The process of organisational strengthening enabled the communities to negotiate subsequent projects with the local authorities, such as the provision of sanitation infrastructure and services.


  • One of the first barriers encountered was the scepticism and lack of trust on the part of some of the communities. The water problem in Cochabamba dates back over 40 years and has been used many times as a political instrument. Many leaders have promised water projects in campaigns and elections, which were never carried out. In order to overcome this, Pro Hábitat worked with the community leaders, explaining in community assemblies the possibilities, risks and responsibilities associated with the project and using its politicial impartiality to regain the trust of the residents.
  • Many of the communities were involved in internal power struggles and political divisions. As a result, certain groups within the community refused to take part in the project. Pro Hábitat decided to carry on with the project with those residents who wished to be involved, leaving open the possibility for others to join at a later date. As the project progressed, many of those initially opposed to the project decided to become involved.
  • Insufficient resources to satisfy the demand meant that Pro Hábitat was unable to reach all of the communities in need of potable water who wanted to be involved in the project. There has been a positive outcome in this case, however, as the national government has made resources available for these communities to develop their own systems.

Lessons Learned

  • It is important to get the right team together in the early stages of the project and to avoid an overload of tasks.
  • For every project relating to the provision of services or access to housing, there should be a strong socio-political component – in addition to the technical and financial aspects, and of equal importance.
  • Collaborating with other groups and organisations, where each is able to contribute to the project within it its own area of expertise, will strengthen the project.
  • A new project should only be initiated once there is acceptance by the majority of the population, and it is important to keep open the possibility for additional households to join if and when they wish to do so. Decisions should not be forced and if there are strong divisions within a given community it is best to cease activity and wait until a consensus is reached.

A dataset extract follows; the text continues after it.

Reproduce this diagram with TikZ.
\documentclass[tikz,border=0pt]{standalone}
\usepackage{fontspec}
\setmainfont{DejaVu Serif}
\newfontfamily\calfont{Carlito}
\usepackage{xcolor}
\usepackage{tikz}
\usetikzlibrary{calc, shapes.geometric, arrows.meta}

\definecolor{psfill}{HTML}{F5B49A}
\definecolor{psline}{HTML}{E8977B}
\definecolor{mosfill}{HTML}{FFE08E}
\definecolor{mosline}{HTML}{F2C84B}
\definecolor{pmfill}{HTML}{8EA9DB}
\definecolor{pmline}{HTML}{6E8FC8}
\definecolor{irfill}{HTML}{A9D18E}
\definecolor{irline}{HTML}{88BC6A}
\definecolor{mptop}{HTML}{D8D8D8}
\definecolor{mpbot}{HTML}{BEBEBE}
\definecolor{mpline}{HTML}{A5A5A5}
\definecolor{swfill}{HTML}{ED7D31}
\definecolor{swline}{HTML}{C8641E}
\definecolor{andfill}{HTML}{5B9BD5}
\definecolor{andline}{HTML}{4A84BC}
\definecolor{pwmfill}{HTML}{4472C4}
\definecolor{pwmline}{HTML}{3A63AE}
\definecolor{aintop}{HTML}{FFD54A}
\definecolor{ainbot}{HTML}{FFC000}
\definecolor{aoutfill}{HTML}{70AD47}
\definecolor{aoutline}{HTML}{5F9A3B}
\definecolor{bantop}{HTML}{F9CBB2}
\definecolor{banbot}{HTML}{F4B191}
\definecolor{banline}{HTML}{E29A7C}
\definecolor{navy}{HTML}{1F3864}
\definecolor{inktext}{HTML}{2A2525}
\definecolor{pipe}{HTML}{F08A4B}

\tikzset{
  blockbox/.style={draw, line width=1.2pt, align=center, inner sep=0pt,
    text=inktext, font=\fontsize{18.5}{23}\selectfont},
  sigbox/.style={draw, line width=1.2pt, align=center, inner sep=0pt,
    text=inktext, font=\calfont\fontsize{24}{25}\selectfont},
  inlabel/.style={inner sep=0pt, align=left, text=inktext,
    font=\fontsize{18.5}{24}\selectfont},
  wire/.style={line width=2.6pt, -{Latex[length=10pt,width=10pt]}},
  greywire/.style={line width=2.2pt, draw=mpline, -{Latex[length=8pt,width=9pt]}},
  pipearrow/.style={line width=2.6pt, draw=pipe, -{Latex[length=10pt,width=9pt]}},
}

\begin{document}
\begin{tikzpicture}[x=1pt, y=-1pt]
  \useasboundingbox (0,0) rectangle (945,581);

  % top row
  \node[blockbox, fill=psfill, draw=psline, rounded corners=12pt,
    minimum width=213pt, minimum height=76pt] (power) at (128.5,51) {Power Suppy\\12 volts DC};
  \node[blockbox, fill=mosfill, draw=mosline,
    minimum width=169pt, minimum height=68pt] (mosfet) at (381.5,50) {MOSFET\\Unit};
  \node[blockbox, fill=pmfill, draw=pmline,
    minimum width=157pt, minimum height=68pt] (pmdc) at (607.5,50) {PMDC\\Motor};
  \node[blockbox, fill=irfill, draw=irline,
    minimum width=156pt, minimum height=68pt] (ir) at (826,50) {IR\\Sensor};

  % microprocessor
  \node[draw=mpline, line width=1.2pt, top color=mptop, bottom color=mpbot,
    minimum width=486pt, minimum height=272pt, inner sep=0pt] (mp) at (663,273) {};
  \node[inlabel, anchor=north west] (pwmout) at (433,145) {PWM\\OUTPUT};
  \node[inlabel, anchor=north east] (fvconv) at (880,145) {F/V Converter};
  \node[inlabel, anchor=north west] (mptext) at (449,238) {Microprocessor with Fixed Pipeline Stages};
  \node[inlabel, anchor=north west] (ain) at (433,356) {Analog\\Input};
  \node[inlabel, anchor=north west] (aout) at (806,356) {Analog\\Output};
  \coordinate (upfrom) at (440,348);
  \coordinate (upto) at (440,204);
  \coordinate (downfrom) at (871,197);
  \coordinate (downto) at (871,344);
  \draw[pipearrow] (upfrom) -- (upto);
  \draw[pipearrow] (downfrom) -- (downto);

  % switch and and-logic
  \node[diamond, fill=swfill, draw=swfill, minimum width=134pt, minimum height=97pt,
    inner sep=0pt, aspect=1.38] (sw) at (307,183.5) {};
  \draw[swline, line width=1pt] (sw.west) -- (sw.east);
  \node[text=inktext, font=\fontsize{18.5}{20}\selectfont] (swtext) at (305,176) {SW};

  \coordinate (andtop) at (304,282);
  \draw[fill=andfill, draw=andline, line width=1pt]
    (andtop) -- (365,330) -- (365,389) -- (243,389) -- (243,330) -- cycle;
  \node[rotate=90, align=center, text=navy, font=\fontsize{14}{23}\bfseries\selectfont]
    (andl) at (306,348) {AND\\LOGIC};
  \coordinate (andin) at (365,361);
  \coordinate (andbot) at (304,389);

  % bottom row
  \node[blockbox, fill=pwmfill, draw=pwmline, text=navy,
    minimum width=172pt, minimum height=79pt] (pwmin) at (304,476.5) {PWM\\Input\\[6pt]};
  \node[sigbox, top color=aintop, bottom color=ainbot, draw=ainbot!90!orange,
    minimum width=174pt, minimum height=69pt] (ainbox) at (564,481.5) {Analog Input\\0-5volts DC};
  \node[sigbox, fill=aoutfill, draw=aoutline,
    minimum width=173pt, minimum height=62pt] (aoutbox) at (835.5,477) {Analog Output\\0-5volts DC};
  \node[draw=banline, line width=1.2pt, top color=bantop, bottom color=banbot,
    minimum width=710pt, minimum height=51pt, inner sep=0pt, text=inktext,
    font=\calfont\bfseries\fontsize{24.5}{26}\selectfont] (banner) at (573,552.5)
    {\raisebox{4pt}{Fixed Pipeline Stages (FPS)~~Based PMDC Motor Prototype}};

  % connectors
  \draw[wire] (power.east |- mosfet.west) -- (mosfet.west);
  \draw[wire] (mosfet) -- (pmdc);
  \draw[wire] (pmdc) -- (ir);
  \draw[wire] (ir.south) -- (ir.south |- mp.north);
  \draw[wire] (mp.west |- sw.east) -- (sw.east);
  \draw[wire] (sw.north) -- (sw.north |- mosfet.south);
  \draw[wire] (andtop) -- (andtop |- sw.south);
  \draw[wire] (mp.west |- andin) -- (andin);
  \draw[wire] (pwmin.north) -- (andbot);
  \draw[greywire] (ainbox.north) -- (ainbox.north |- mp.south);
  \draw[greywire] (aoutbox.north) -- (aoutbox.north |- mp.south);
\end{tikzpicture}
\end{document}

  • A comprehensive technical evaluation was carried out with Agua Tuya during the implementation of the project and the project is evaluated by its funders at three- to six-month intervals, with internal auditing and evaluation each year.
  • A follow-up of the financial management process of the water committees was carried out with funding from Pro Hábitat and the Bolivian Centre for Information and Documentation (CEDIB) and ongoing monitoring of the social development process is carried out by the local communities and Pro Hábitat.

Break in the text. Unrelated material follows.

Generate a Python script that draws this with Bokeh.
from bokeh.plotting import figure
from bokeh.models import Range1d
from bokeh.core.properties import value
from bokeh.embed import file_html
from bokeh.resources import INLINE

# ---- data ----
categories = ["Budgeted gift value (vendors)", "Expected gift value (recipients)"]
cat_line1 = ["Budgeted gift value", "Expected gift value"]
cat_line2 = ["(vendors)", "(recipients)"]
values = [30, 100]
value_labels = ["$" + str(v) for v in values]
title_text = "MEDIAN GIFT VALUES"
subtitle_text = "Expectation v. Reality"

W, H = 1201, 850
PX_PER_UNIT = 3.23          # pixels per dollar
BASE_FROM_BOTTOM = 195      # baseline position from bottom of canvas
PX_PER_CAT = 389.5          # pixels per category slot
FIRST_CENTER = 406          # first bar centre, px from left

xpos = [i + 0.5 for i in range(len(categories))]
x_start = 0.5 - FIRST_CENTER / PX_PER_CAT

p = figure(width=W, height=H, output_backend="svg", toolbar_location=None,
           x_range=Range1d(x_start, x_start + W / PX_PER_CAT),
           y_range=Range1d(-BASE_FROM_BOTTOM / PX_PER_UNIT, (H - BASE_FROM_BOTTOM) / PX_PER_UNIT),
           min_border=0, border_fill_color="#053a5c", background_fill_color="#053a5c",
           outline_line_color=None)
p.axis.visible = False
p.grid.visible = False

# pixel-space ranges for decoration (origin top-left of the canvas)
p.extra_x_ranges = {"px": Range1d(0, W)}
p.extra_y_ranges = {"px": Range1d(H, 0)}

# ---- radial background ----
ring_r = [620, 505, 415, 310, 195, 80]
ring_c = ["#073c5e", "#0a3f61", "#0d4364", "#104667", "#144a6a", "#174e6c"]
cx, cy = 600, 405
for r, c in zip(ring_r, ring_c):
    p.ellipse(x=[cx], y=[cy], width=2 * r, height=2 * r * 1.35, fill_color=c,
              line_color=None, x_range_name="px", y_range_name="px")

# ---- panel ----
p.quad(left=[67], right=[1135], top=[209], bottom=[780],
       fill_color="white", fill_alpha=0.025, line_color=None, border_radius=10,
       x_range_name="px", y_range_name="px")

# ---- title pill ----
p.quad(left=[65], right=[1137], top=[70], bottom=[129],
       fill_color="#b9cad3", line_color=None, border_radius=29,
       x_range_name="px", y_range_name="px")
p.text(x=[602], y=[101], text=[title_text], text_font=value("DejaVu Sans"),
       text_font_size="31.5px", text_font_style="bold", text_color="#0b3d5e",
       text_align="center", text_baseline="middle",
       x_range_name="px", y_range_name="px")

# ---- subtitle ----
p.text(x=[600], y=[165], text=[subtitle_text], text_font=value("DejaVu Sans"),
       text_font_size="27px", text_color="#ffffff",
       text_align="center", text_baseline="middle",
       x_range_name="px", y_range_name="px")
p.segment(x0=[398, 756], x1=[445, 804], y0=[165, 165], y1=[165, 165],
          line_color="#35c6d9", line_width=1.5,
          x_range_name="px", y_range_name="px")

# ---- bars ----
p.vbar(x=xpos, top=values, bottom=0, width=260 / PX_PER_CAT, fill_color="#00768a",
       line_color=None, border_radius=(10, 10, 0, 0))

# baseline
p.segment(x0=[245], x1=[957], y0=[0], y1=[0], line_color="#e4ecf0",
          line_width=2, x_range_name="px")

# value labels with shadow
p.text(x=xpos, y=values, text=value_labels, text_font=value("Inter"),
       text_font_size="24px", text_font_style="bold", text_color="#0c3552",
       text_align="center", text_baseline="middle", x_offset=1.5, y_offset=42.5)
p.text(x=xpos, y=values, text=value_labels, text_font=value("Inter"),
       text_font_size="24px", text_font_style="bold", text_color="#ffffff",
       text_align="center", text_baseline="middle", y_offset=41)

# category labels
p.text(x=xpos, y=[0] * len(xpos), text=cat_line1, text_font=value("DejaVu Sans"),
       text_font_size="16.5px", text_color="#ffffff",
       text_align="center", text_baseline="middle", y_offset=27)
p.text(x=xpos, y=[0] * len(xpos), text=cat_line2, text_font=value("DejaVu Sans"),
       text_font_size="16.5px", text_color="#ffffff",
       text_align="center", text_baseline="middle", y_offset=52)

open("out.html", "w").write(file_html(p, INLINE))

  • Pro Hábitat began the project with one community in Cochabamba in 2003 and has since expanded its work to eight communities, reaching a total of 1,709 families. In partnership with SELAVIP, Pro Hábitat is now beginning a complementary project, providing technical and financial support to these communities in the construction of individual toilets in their homes.
  • The approach has been transferred to an additional 36 communities in Cochabamba, using national government funding.
  • A similar project has been set up in the city of Santa Cruz involving Aguas del Este and other similar projects are being funded by the Swiss Development Cooperation (COSUDE) in El Alto.